A FORMER soldier and actor who was paralysed after a fall in Spain was found to have very serious pressure sores when he was brought home to Wrexham.

But at the close of an inquest at Denbighshire County Hall in Ruthin, John Gittins, coroner for North Wales East and Central, said that as Mark Pritchard had had some mobility after the fall, there was insufficient evidence to record a conclusion of accidental death.

He recorded an open conclusion on the 58-year-old, of Bryn Tirion Bach, Coedpoeth, who died at the Maelor Hospital on March 14.

The coroner read a statement from Mr Pritchard’s partner Anne-Marie Kingsnorth, in which she described how she first him while they were working at Theatr Clwyd in Mold.

About seven years ago they moved to live near Malaga in Spain and on April 27 last year a friend called here to say that Mark had fallen in the street.

He was taken to a local health centre where he received stitches in a head wound.

After his discharge Ms Kingsnorth noticed he was bleeding from his ear, and a scan revealed two skull fractures.

Mr Pritchard spent three weeks in hospital in Malaga and was discharged on May 18, but the following month complained of pain in his ribs and of his legs “giving way”.

He was subsequently found to have fractured vertebrae which were compressing his spinal cord.

After further surgery in July doctors in Malaga said it was unlikely that he would ever walk again. He used a wheelchair and underwent intensive physiotherapy, but because he needed more specialised therapy he returned to the UK.

Ms Kingsnorth said that Mr Pritchard started receiving “proper care” when he was admitted to the Maelor Hospital in August, though a blood infection which he had had earlier returned.

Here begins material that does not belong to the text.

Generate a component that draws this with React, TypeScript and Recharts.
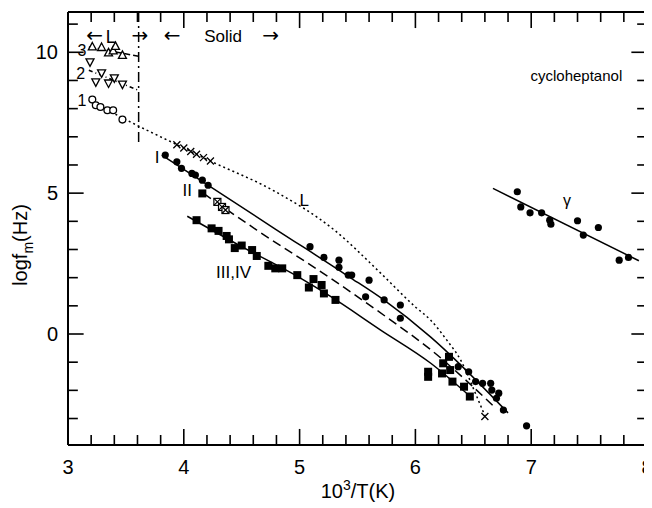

His mental and physical condition declined and Ms Kingsnorth said that when she returned to the UK in March he “looked like an old man”.

“I was shocked at the way he looked,” she said.

The coroner read several statements from staff at the Maelor Hospital staff which referred to “very significant pressure sores” on Mr Pritchard on his repatriation from Spain.

No post-mortem examination was carried out and Mr Gittins said he accepted the cause of death as being chronic inflammation due to pressure sores whilst in Spain.

Recording an open conclusion, he said that as Mr Pritchard had had a degree of mobility after the fall in April 2019, it was difficult to state categorically that his death had resulted from it, but it could also not be classed as a natural disease process.